[Start of Data lines]

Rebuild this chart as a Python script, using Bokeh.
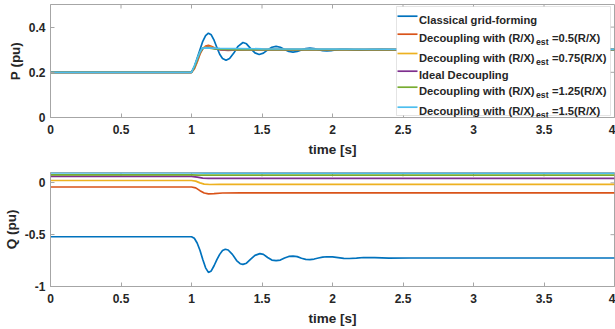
from bokeh.plotting import figure
from bokeh.layouts import column
from bokeh.models import Range1d, FixedTicker, BoxAnnotation, Label
from bokeh.embed import file_html
from bokeh.resources import INLINE

# ---------------- data: active power P (pu) ----------------
t_P_classical = [0, 1.0, 1.02, 1.04, 1.06, 1.08, 1.10, 1.12, 1.14, 1.16, 1.18, 1.20, 1.22, 1.245,
                 1.27, 1.30, 1.33, 1.365, 1.39, 1.42, 1.45, 1.48, 1.51, 1.54, 1.57, 1.60, 1.63,
                 1.66, 1.69, 1.72, 1.75, 1.78, 1.81, 1.84, 1.87, 1.90, 1.93, 1.96, 1.99, 2.02,
                 2.06, 2.10, 2.15, 2.20, 2.27, 2.35, 2.45, 4.0]
P_classical = [0.2, 0.2, 0.225, 0.262, 0.30, 0.337, 0.362, 0.373, 0.366, 0.342, 0.31, 0.28, 0.261, 0.253,
               0.261, 0.285, 0.315, 0.332, 0.326, 0.305, 0.286, 0.279, 0.285, 0.299, 0.311, 0.315, 0.311,
               0.301, 0.292, 0.289, 0.292, 0.299, 0.305, 0.307, 0.305, 0.300, 0.296, 0.295, 0.296, 0.299,
               0.302, 0.302, 0.299, 0.298, 0.300, 0.301, 0.300, 0.300]

t_P_dec = [0, 1.0, 1.02, 1.04, 1.06, 1.08, 1.10, 1.12, 1.14, 1.17, 1.21, 1.26, 1.32, 1.40, 4.0]
P_dec_050 = [0.2, 0.2, 0.215, 0.245, 0.28, 0.305, 0.316, 0.319, 0.315, 0.306, 0.299, 0.297, 0.299, 0.300, 0.300]
P_dec_075 = [0.2, 0.2, 0.217, 0.248, 0.283, 0.305, 0.313, 0.314, 0.311, 0.305, 0.300, 0.298, 0.299, 0.300, 0.300]
P_dec_ideal = [0.2, 0.2, 0.220, 0.252, 0.286, 0.305, 0.310, 0.310, 0.308, 0.304, 0.300, 0.299, 0.300, 0.300, 0.300]
P_dec_125 = [0.2, 0.2, 0.223, 0.256, 0.289, 0.306, 0.308, 0.308, 0.306, 0.304, 0.302, 0.301, 0.300, 0.300, 0.300]
t_P_dec_150 = [0, 1.0, 1.02, 1.04, 1.06, 1.075, 1.10, 1.20, 1.50, 2.50, 4.0]
P_dec_150 = [0.2, 0.2, 0.228, 0.26, 0.29, 0.306, 0.308, 0.306, 0.304, 0.302, 0.301]

# ---------------- data: reactive power Q (pu) ----------------
t_Q_classical = [0, 1.0, 1.02, 1.04, 1.06, 1.08, 1.10, 1.12, 1.14, 1.16, 1.18, 1.20, 1.22, 1.24,
                 1.26, 1.29, 1.32, 1.345, 1.365, 1.39, 1.42, 1.45, 1.485, 1.51, 1.54, 1.57, 1.60,
                 1.63, 1.66, 1.69, 1.72, 1.75, 1.78, 1.81, 1.84, 1.87, 1.90, 1.93, 1.96, 2.00,
                 2.04, 2.08, 2.12, 2.17, 2.22, 2.30, 2.40, 2.55, 4.0]
Q_classical = [-0.52, -0.52, -0.535, -0.58, -0.65, -0.74, -0.82, -0.864, -0.85, -0.80, -0.74, -0.69, -0.652, -0.64,
               -0.648, -0.69, -0.75, -0.78, -0.787, -0.775, -0.735, -0.70, -0.683, -0.69, -0.72, -0.745, -0.751,
               -0.745, -0.725, -0.71, -0.707, -0.712, -0.727, -0.738, -0.74, -0.735, -0.725, -0.716, -0.713, -0.715,
               -0.722, -0.729, -0.73, -0.726, -0.72, -0.721, -0.726, -0.725, -0.725]

t_Q_dec_050 = [0, 1.0, 1.03, 1.06, 1.09, 1.12, 1.16, 1.22, 1.35, 4.0]
Q_dec_050 = [-0.04, -0.04, -0.048, -0.075, -0.098, -0.106, -0.103, -0.098, -0.096, -0.096]
t_Q_dec_075 = [0, 1.0, 1.03, 1.06, 1.09, 1.13, 1.20, 4.0]
Q_dec_075 = [0.023, 0.023, 0.017, 0.0, -0.012, -0.016, -0.014, -0.014]
t_Q_dec_ideal = [0, 1.0, 1.04, 1.08, 1.12, 1.20, 4.0]
Q_dec_ideal = [0.062, 0.062, 0.055, 0.046, 0.043, 0.044, 0.044]
t_Q_dec_125 = [0, 1.0, 1.05, 1.10, 4.0]
Q_dec_125 = [0.078, 0.078, 0.075, 0.074, 0.075]
t_Q_dec_150 = [0, 1.0, 1.10, 4.0]
Q_dec_150 = [0.095, 0.095, 0.094, 0.094]

# ---------------- axes ----------------
x_ticks = [0, 0.5, 1, 1.5, 2, 2.5, 3, 3.5, 4]
x_tick_labels = ["0", "0.5", "1", "1.5", "2", "2.5", "3", "3.5", "4"]
P_ticks = [0, 0.2, 0.4]
P_tick_labels = ["0", "0.2", "0.4"]
Q_ticks = [-1, -0.5, 0]
Q_tick_labels = ["-1", "-0.5", "0"]

legend_main = ["Classical grid-forming", "Decoupling with (R/X)", "Decoupling with (R/X)",
               "Ideal Decoupling", "Decoupling with (R/X)", "Decoupling with (R/X)"]
legend_sub = ["", "est", "est", "", "est", "est"]
legend_tail = ["", "=0.5(R/X)", "=0.75(R/X)", "", "=1.25(R/X)", "=1.5(R/X)"]

colors = ["#0072BD", "#D95319", "#EDB120", "#7E2F8E", "#77AC30", "#4DBEEE"]

FONT = "Liberation Sans"
TEXT = "#262626"
FRAME = "#a6a6a6"
W = 615
LEFT = 50
RIGHT = 1
LW = 1.7
TICK = 4


def style_axis(ax, labels):
    ax.axis_line_color = FRAME
    ax.major_tick_line_color = FRAME
    ax.major_tick_in = TICK
    ax.major_tick_out = 0
    ax.minor_tick_in = 0
    ax.minor_tick_out = 0
    ax.minor_tick_line_color = None
    ax.major_label_text_font = FONT
    ax.major_label_text_font_style = "bold"
    ax.major_label_text_font_size = "12px"
    ax.major_label_text_color = TEXT
    ax.axis_label_text_font = FONT
    ax.axis_label_text_font_style = "bold"
    ax.axis_label_text_font_size = "13.5px"
    ax.axis_label_text_color = TEXT
    ax.major_label_overrides = labels


def make_fig(height, top, bottom, y_start, y_end, yticks, ylabels, ylabel):
    p = figure(width=W, height=height, output_backend="svg", toolbar_location=None,
               x_range=Range1d(0, 4), y_range=Range1d(y_start, y_end),
               min_border_left=LEFT, min_border_right=RIGHT,
               min_border_top=top, min_border_bottom=bottom,
               x_axis_label="time [s]", y_axis_label=ylabel)
    p.grid.visible = False
    p.outline_line_color = FRAME
    p.background_fill_color = "white"
    p.border_fill_color = "white"

    p.xaxis.ticker = FixedTicker(ticks=x_ticks)
    p.yaxis.ticker = FixedTicker(ticks=yticks)
    style_axis(p.xaxis[0], dict(zip(x_ticks, x_tick_labels)))
    style_axis(p.yaxis[0], dict(zip(yticks, ylabels)))
    p.xaxis[0].major_label_standoff = 7
    p.xaxis[0].axis_label_standoff = 5
    p.yaxis[0].major_label_standoff = 5
    p.yaxis[0].axis_label_standoff = 3

    # inward ticks along the top and right edges of the box
    fw = W - LEFT - RIGHT
    fh = height - top - bottom
    dx = TICK / fw * 4.0
    dy = TICK / fh * (y_end - y_start)
    inner_x = [t for t in x_ticks if 0 < t < 4]
    p.segment(x0=inner_x, y0=[y_end] * len(inner_x), x1=inner_x, y1=[y_end - dy] * len(inner_x),
              color=FRAME, line_width=1)
    inner_y = [v for v in yticks if y_start < v < y_end]
    p.segment(x0=[4.0] * len(inner_y), y0=inner_y, x1=[4.0 - dx] * len(inner_y), y1=inner_y,
              color=FRAME, line_width=1)
    return p


# ---------------- P plot ----------------
TOP1, BOT1, H1 = 4, 48, 165
p1 = make_fig(H1, TOP1, BOT1, 0, 0.5, P_ticks, P_tick_labels, "P (pu)")
p1.line(t_P_classical, P_classical, color=colors[0], line_width=LW)
p1.line(t_P_dec, P_dec_050, color=colors[1], line_width=LW)
p1.line(t_P_dec, P_dec_075, color=colors[2], line_width=LW)
p1.line(t_P_dec, P_dec_ideal, color=colors[3], line_width=LW)
p1.line(t_P_dec, P_dec_125, color=colors[4], line_width=LW)
p1.line(t_P_dec_150, P_dec_150, color=colors[5], line_width=LW)

# legend drawn by hand so the "est" subscript can be rendered
FW = W - LEFT - RIGHT
FH = H1 - TOP1 - BOT1


def px_x(px):
    return (px - LEFT) / FW * 4.0


def px_y(py):
    return 0.5 - (py - TOP1) / FH * 0.5


p1.add_layout(BoxAnnotation(left=px_x(396), right=px_x(610), top=px_y(6), bottom=px_y(115),
                            fill_color="white", fill_alpha=1.0, line_color=FRAME, line_width=1))
row_y = [15.7, 33.7, 53.0, 70.7, 86.7, 106.7]
for i, yy in enumerate(row_y):
    p1.segment(x0=[px_x(397)], y0=[px_y(yy)], x1=[px_x(417)], y1=[px_y(yy)],
               color=colors[i], line_width=LW, level="overlay")
    p1.add_layout(Label(x=px_x(418.5), y=px_y(yy + 4), text=legend_main[i], text_font=FONT,
                        text_font_style="bold", text_font_size="11.2px", text_color=TEXT,
                        text_baseline="alphabetic", text_align="left"))
    if legend_sub[i]:
        p1.add_layout(Label(x=px_x(535.5), y=px_y(yy + 8), text=legend_sub[i], text_font=FONT,
                            text_font_style="bold", text_font_size="8.7px", text_color=TEXT,
                            text_baseline="alphabetic", text_align="left"))
        p1.add_layout(Label(x=px_x(551.5), y=px_y(yy + 4), text=legend_tail[i], text_font=FONT,
                            text_font_style="bold", text_font_size="11.2px", text_color=TEXT,
                            text_baseline="alphabetic", text_align="left"))

# ---------------- Q plot ----------------
p2 = make_fig(329 - H1, 7, 43, -1, 0.1, Q_ticks, Q_tick_labels, "Q (pu)")
p2.line(t_Q_classical, Q_classical, color=colors[0], line_width=LW)
p2.line(t_Q_dec_050, Q_dec_050, color=colors[1], line_width=LW)
p2.line(t_Q_dec_075, Q_dec_075, color=colors[2], line_width=LW)
p2.line(t_Q_dec_ideal, Q_dec_ideal, color=colors[3], line_width=LW)
p2.line(t_Q_dec_125, Q_dec_125, color=colors[4], line_width=LW)
p2.line(t_Q_dec_150, Q_dec_150, color=colors[5], line_width=LW)

layout = column(p1, p2, spacing=0)
open("out.html", "w").write(file_html(layout, INLINE))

[End of Data lines]

Begin at the first line of the data above and repeat each line exactly, stopping after the line containing "from bokeh.resources import INLINE". Omit the pictures.

Rebuild this chart as a Python script, using Bokeh.
from bokeh.plotting import figure
from bokeh.layouts import column
from bokeh.models import Range1d, FixedTicker, BoxAnnotation, Label
from bokeh.embed import file_html
from bokeh.resources import INLINE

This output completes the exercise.